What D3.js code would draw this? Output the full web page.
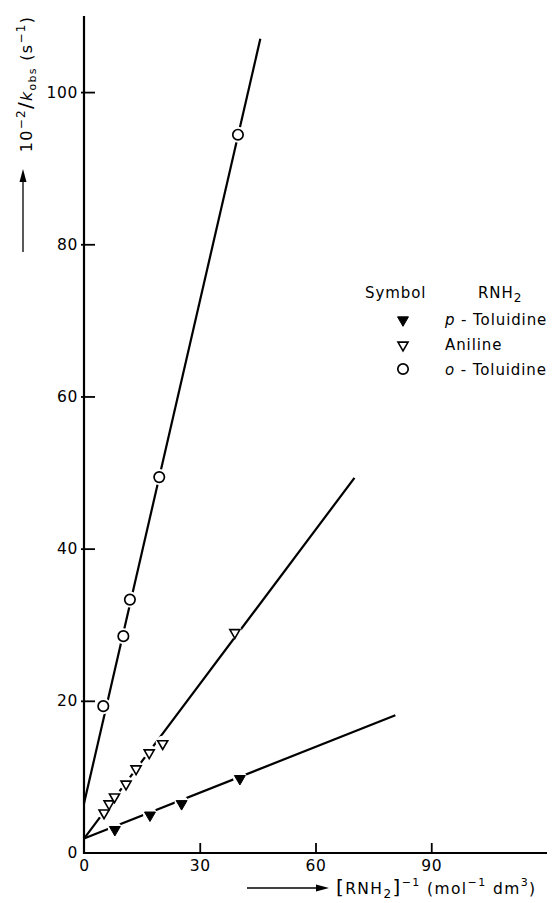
<!DOCTYPE html>
<html>
<head>
<meta charset="utf-8">
<style>
  body { margin: 0; background: #fff; }
  svg { display: block; }
  text { font-family: "DejaVu Sans", sans-serif; fill: #000; }
</style>
</head>
<body>
<svg id="chart" width="560" height="903"></svg>

<script src="https://d3js.org/d3.v7.min.js"></script>
<script>
    // values
    var xTicks = [0, 30, 60, 90]
    var yTicks = [0, 20, 40, 60, 80, 100]

    var pTolX = [8.0, 17.1, 25.3, 40.4]
    var pTolY = [3.2, 5.1, 6.6, 9.9]

    var anilX = [5.2, 6.5, 7.9, 10.9, 13.5, 16.9, 20.4, 39.1]
    var anilY = [5.4, 6.6, 7.5, 9.2, 11.2, 13.3, 14.5, 29.1]

    var oTolX = [5.0, 10.2, 11.9, 19.5, 39.9]
    var oTolY = [19.3, 28.5, 33.3, 49.4, 94.4]

    // fitted straight lines: [start, end] as [x, y]
    var pTolFit = [[0, 1.9], [80.7, 18.1]]
    var anilFit = [[0, 1.9], [70.1, 49.3]]
    var oTolFit = [[0, 6.5], [45.7, 107]]

    var legendNames = ["p", "Aniline", "o"]

    var svg = d3.select("#chart")

    var x = d3.scaleLinear().domain([0, 120]).range([84, 547])
    var y = d3.scaleLinear().domain([0, 110]).range([853, 16])

    // axes lines
    svg.append("line")
        .attr("x1", x(0)).attr("x2", x(0))
        .attr("y1", y(110)).attr("y2", y(0) + 1)
        .attr("stroke", "#000").attr("stroke-width", 2.2)
    svg.append("line")
        .attr("x1", x(0) - 1).attr("x2", x(120))
        .attr("y1", y(0)).attr("y2", y(0))
        .attr("stroke", "#000").attr("stroke-width", 2.2)

    var yAxis = svg.append("g")
        .attr("transform", "translate(" + (x(0) - 3) + ",0)")
        .call(d3.axisLeft(y).tickValues(yTicks).tickSize(-14).tickPadding(3))
    var xAxis = svg.append("g")
        .attr("transform", "translate(0," + y(0) + ")")
        .call(d3.axisBottom(x).tickValues(xTicks).tickSize(-10).tickPadding(6))

    ;[yAxis, xAxis].forEach(function(a) {
        a.select(".domain").remove()
        a.selectAll(".tick line").attr("stroke", "#000").attr("stroke-width", 1.8)
            .filter(function(d) { return d === 0 }).remove()
        a.selectAll(".tick text").style("font-size", "15.5px").style("letter-spacing", "0.6px")
            .attr("fill", "#000")
    })
    xAxis.selectAll(".tick text").attr("y", 7)

    // fit lines
    ;[pTolFit, anilFit, oTolFit].forEach(function(f) {
        svg.append("line")
            .attr("x1", x(f[0][0])).attr("y1", y(f[0][1]))
            .attr("x2", x(f[1][0])).attr("y2", y(f[1][1]))
            .attr("stroke", "#000").attr("stroke-width", 2.2)
    })

    var tri = d3.symbol().type(d3.symbolTriangle)

    function points(xs, ys) {
        return xs.map(function(v, i) { return {x: v, y: ys[i]} })
    }

    function drawSeries(data, kind) {
        var g = svg.append("g")
        // white halo so lines break at the markers
        g.selectAll(".halo").data(data).enter().append("circle")
            .attr("cx", function(d) { return x(d.x) })
            .attr("cy", function(d) { return y(d.y) })
            .attr("r", kind === "circle" ? 8 : 7)
            .attr("fill", "#fff")
        drawMarker(g, data.map(function(d) { return [x(d.x), y(d.y)] }), kind)
    }

    function drawMarker(g, pos, kind) {
        if (kind === "circle") {
            g.selectAll(".m").data(pos).enter().append("circle")
                .attr("cx", function(d) { return d[0] })
                .attr("cy", function(d) { return d[1] })
                .attr("r", 5.2)
                .attr("fill", "#fff").attr("stroke", "#000").attr("stroke-width", 1.7)
        } else {
            g.selectAll(".m").data(pos).enter().append("path")
                .attr("d", tri.size(kind === "filled" ? 52 : 44)())
                .attr("transform", function(d) { return "translate(" + d[0] + "," + (d[1] + 1) + ") rotate(180)" })
                .attr("fill", kind === "filled" ? "#000" : "#fff")
                .attr("stroke", "#000").attr("stroke-width", kind === "filled" ? 1 : 1.6)
        }
    }

    drawSeries(points(pTolX, pTolY), "filled")
    drawSeries(points(anilX, anilY), "open")
    drawSeries(points(oTolX, oTolY), "circle")

    // legend
    var lg = svg.append("g").style("font-size", "15px").style("letter-spacing", "0.9px")
    lg.append("text").attr("x", 365).attr("y", 298).text("Symbol")
    var rn = lg.append("text").attr("x", 478).attr("y", 298)
    rn.append("tspan").text("RNH")
    rn.append("tspan").attr("dy", 4).style("font-size", "12px").text("2")

    var kinds = ["filled", "open", "circle"]
    var rowY = [320, 345, 370]
    kinds.forEach(function(k, i) {
        drawMarker(lg.append("g"), [[403, rowY[i] - 1]], k)
        var t = lg.append("text").attr("x", 445).attr("y", rowY[i] + 5)
        if (legendNames[i] === "Aniline") {
            t.text("Aniline")
        } else {
            t.append("tspan").style("font-style", "italic").text(legendNames[i])
            t.append("tspan").text(" - Toluidine")
        }
    })

    // y title (rotated) with arrow
    var yt = svg.append("text")
        .attr("transform", "translate(32,84) rotate(-90)")
        .attr("text-anchor", "middle")
        .style("font-size", "16px").style("letter-spacing", "1.3px")
    yt.append("tspan").text("10")
    yt.append("tspan").attr("dy", -7).style("font-size", "12px").text("\u22122")
    yt.append("tspan").attr("dy", 7).style("font-size", "20px").text("/")
    yt.append("tspan").style("font-style", "italic").text("k")
    yt.append("tspan").attr("dy", 4).style("font-size", "11px").text("obs")
    yt.append("tspan").attr("dy", -4).text(" (s")
    yt.append("tspan").attr("dy", -7).style("font-size", "12px").text("\u22121")
    yt.append("tspan").attr("dy", 7).text(")")

    svg.append("line")
        .attr("x1", 23).attr("x2", 23).attr("y1", 252).attr("y2", 180)
        .attr("stroke", "#000").attr("stroke-width", 1.3)
    svg.append("path")
        .attr("d", d3.line()([[23, 169], [19.5, 182], [26.5, 182]]) + "Z")
        .attr("fill", "#000")

    // x title with arrow
    svg.append("line")
        .attr("x1", 247).attr("x2", 318).attr("y1", 888).attr("y2", 888)
        .attr("stroke", "#000").attr("stroke-width", 1.3)
    svg.append("path")
        .attr("d", d3.line()([[329, 888], [316, 884.5], [316, 891.5]]) + "Z")
        .attr("fill", "#000")

    var xt = svg.append("text").attr("x", 336).attr("y", 894)
        .style("font-size", "15.5px").style("letter-spacing", "1.4px")
    xt.append("tspan").style("font-size", "20px").text("[")
    xt.append("tspan").text("RNH")
    xt.append("tspan").attr("dy", 4).style("font-size", "12px").text("2")
    xt.append("tspan").attr("dy", -4).style("font-size", "20px").text("]")
    xt.append("tspan").attr("dy", -8).style("font-size", "11px").text("\u22121")
    xt.append("tspan").attr("dy", 8).text(" (mol")
    xt.append("tspan").attr("dy", -8).style("font-size", "11px").text("\u22121")
    xt.append("tspan").attr("dy", 8).text(" dm")
    xt.append("tspan").attr("dy", -8).style("font-size", "11px").text("3")
    xt.append("tspan").attr("dy", 8).text(")")
</script>
</body>
</html>
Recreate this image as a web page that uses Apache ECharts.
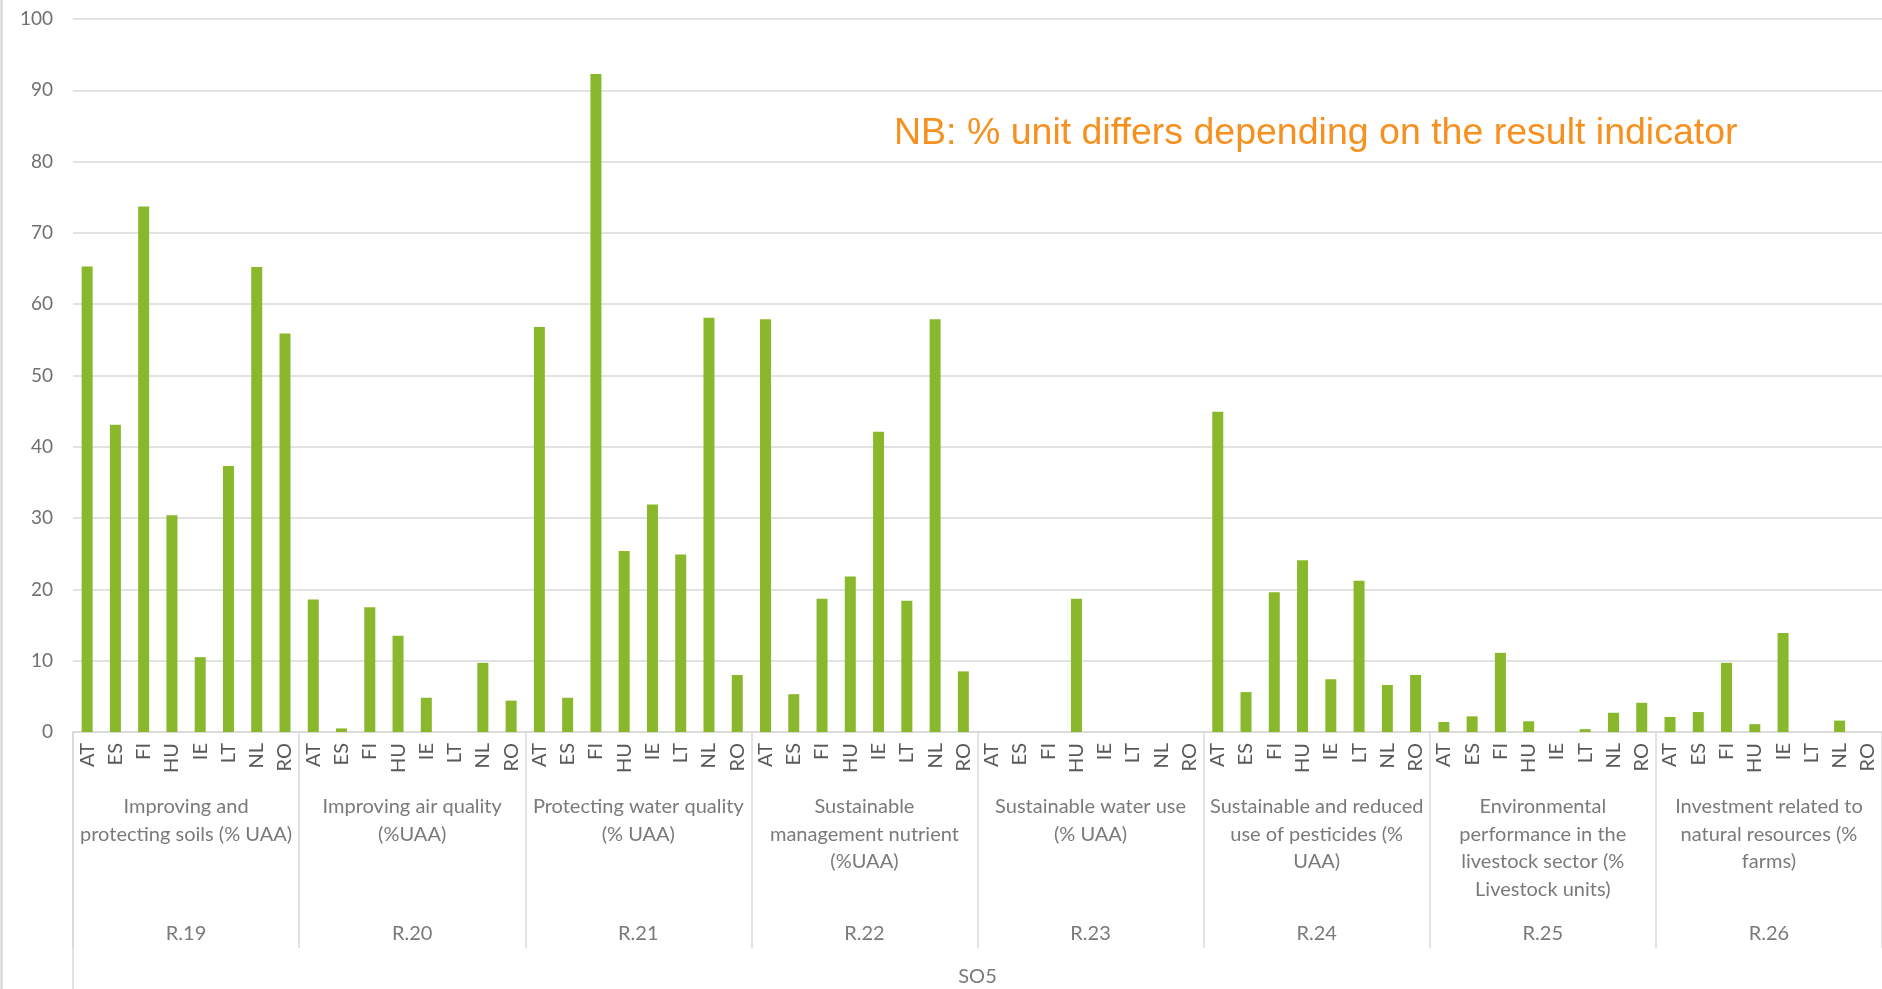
<!DOCTYPE html>
<html>
<head>
<meta charset="utf-8">
<script src="https://cdn.jsdelivr.net/npm/echarts@6/dist/echarts.min.js"></script>
<style>
html,body{margin:0;padding:0;background:#fff;}
#chart{width:1882px;height:989px;}
</style>
</head>
<body>
<div id="chart"></div>
<script>
const countries = ['AT','ES','FI','HU','IE','LT','NL','RO'];
const indicators = ['R.19','R.20','R.21','R.22','R.23','R.24','R.25','R.26'];
const indicatorNames = [
  'Improving and\nprotecting soils (% UAA)',
  'Improving air quality\n(%UAA)',
  'Protecting water quality\n(% UAA)',
  'Sustainable\nmanagement nutrient\n(%UAA)',
  'Sustainable water use\n(% UAA)',
  'Sustainable and reduced\nuse of pesticides (%\nUAA)',
  'Environmental\nperformance in the\nlivestock sector (%\nLivestock units)',
  'Investment related to\nnatural resources (%\nfarms)'
];
const objective = ['SO5'];
const yTicks = [0,10,20,30,40,50,60,70,80,90,100];

const r19 = [65.3, 43.1, 73.7, 30.4, 10.5, 37.3, 65.2, 55.9];
const r20 = [18.6, 0.5, 17.5, 13.5, 4.8, 0, 9.7, 4.4];
const r21 = [56.8, 4.8, 92.3, 25.4, 31.9, 24.9, 58.1, 8.0];
const r22 = [57.9, 5.3, 18.7, 21.8, 42.1, 18.4, 57.9, 8.5];
const r23 = [0, 0, 0, 18.7, 0, 0, 0, 0];
const r24 = [44.9, 5.6, 19.6, 24.1, 7.4, 21.2, 6.6, 8.0];
const r25 = [1.4, 2.2, 11.1, 1.5, 0, 0.4, 2.7, 4.1];
const r26 = [2.1, 2.8, 9.7, 1.1, 13.9, 0, 1.6, 0];

const allValues = [r19, r20, r21, r22, r23, r24, r25, r26].flat();
const xCodes = indicators.flatMap(() => countries);

const GRID_LEFT = 73, GRID_TOP = 19, GRID_W = 1813, GRID_H = 713;
const AXIS_Y = GRID_TOP + GRID_H;
const FONT = 'Lato, "Open Sans", sans-serif';
const LINE = '#d9d9d9';

const chart = echarts.init(document.getElementById('chart'), null, {renderer: 'canvas'});
chart.setOption({
  animation: false,
  backgroundColor: '#ffffff',
  grid: {left: GRID_LEFT, top: GRID_TOP, width: GRID_W, height: GRID_H, containLabel: false},
  xAxis: [
    {
      type: 'category', data: xCodes, position: 'bottom',
      axisLine: {show: true, lineStyle: {color: LINE, width: 1.5}},
      axisTick: {show: false},
      axisLabel: {interval: 0, rotate: 90, margin: 11, color: '#595959', fontSize: 20, fontFamily: FONT}
    },
    {
      type: 'category', data: indicatorNames, position: 'bottom', offset: 0,
      axisLine: {show: false},
      axisTick: {show: true, length: 216, lineStyle: {color: LINE, width: 1.5}},
      axisLabel: {interval: 0, margin: 61, color: '#7a7a7a', fontSize: 20, lineHeight: 27.6, fontFamily: FONT, align: 'center', verticalAlign: 'top'}
    },
    {
      type: 'category', data: indicators, position: 'bottom', offset: 0,
      axisLine: {show: false}, axisTick: {show: false},
      axisLabel: {interval: 0, margin: 190, color: '#7a7a7a', fontSize: 20, lineHeight: 24, fontFamily: FONT, verticalAlign: 'top'}
    },
    {
      type: 'category', data: objective, position: 'bottom', offset: 0,
      axisLine: {show: false}, axisTick: {show: false},
      axisLabel: {interval: 0, margin: 233, color: '#7a7a7a', fontSize: 20, lineHeight: 24, fontFamily: FONT, verticalAlign: 'top'}
    }
  ],
  yAxis: {
    type: 'value', min: 0, max: 100, interval: 10,
    axisLine: {show: false}, axisTick: {show: false},
    splitLine: {show: true, lineStyle: {color: LINE, width: 1.5}},
    axisLabel: {margin: 20, color: '#707070', fontSize: 19, fontFamily: FONT,
      formatter: v => yTicks.includes(v) ? String(v) : ''}
  },
  series: [{
    type: 'bar', xAxisIndex: 0, yAxisIndex: 0,
    data: allValues, barWidth: 11,
    itemStyle: {color: '#8ab82c'}
  }],
  graphic: [
    {type: 'line', shape: {x1: GRID_LEFT, y1: AXIS_Y, x2: GRID_LEFT, y2: 989}, style: {stroke: LINE, lineWidth: 1.5}, silent: true},
    {type: 'line', shape: {x1: 1.5, y1: 0, x2: 1.5, y2: 989}, style: {stroke: '#d0d0d0', lineWidth: 2}, silent: true},
    {type: 'text', left: 894, top: 115, silent: true,
      style: {text: 'NB: % unit differs depending on the result indicator', fill: '#f7901e', font: '37.5px "Liberation Sans", Arial, sans-serif'}}
  ]
});
</script>
</body>
</html>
= = = = =
**Written problem:** Begin at the top of the records above and retype each line exactly until the line containing "var oTolY = [19.3, 28.5, 33.3, 49.4, 94.4]", which is included. Skip all pictures.

**Task response:**
What D3.js code would draw this? Output the full web page.
<!DOCTYPE html>
<html>
<head>
<meta charset="utf-8">
<style>
  body { margin: 0; background: #fff; }
  svg { display: block; }
  text { font-family: "DejaVu Sans", sans-serif; fill: #000; }
</style>
</head>
<body>
<svg id="chart" width="560" height="903"></svg>

<script src="https://d3js.org/d3.v7.min.js"></script>
<script>
    // values
    var xTicks = [0, 30, 60, 90]
    var yTicks = [0, 20, 40, 60, 80, 100]

    var pTolX = [8.0, 17.1, 25.3, 40.4]
    var pTolY = [3.2, 5.1, 6.6, 9.9]

    var anilX = [5.2, 6.5, 7.9, 10.9, 13.5, 16.9, 20.4, 39.1]
    var anilY = [5.4, 6.6, 7.5, 9.2, 11.2, 13.3, 14.5, 29.1]

    var oTolX = [5.0, 10.2, 11.9, 19.5, 39.9]
    var oTolY = [19.3, 28.5, 33.3, 49.4, 94.4]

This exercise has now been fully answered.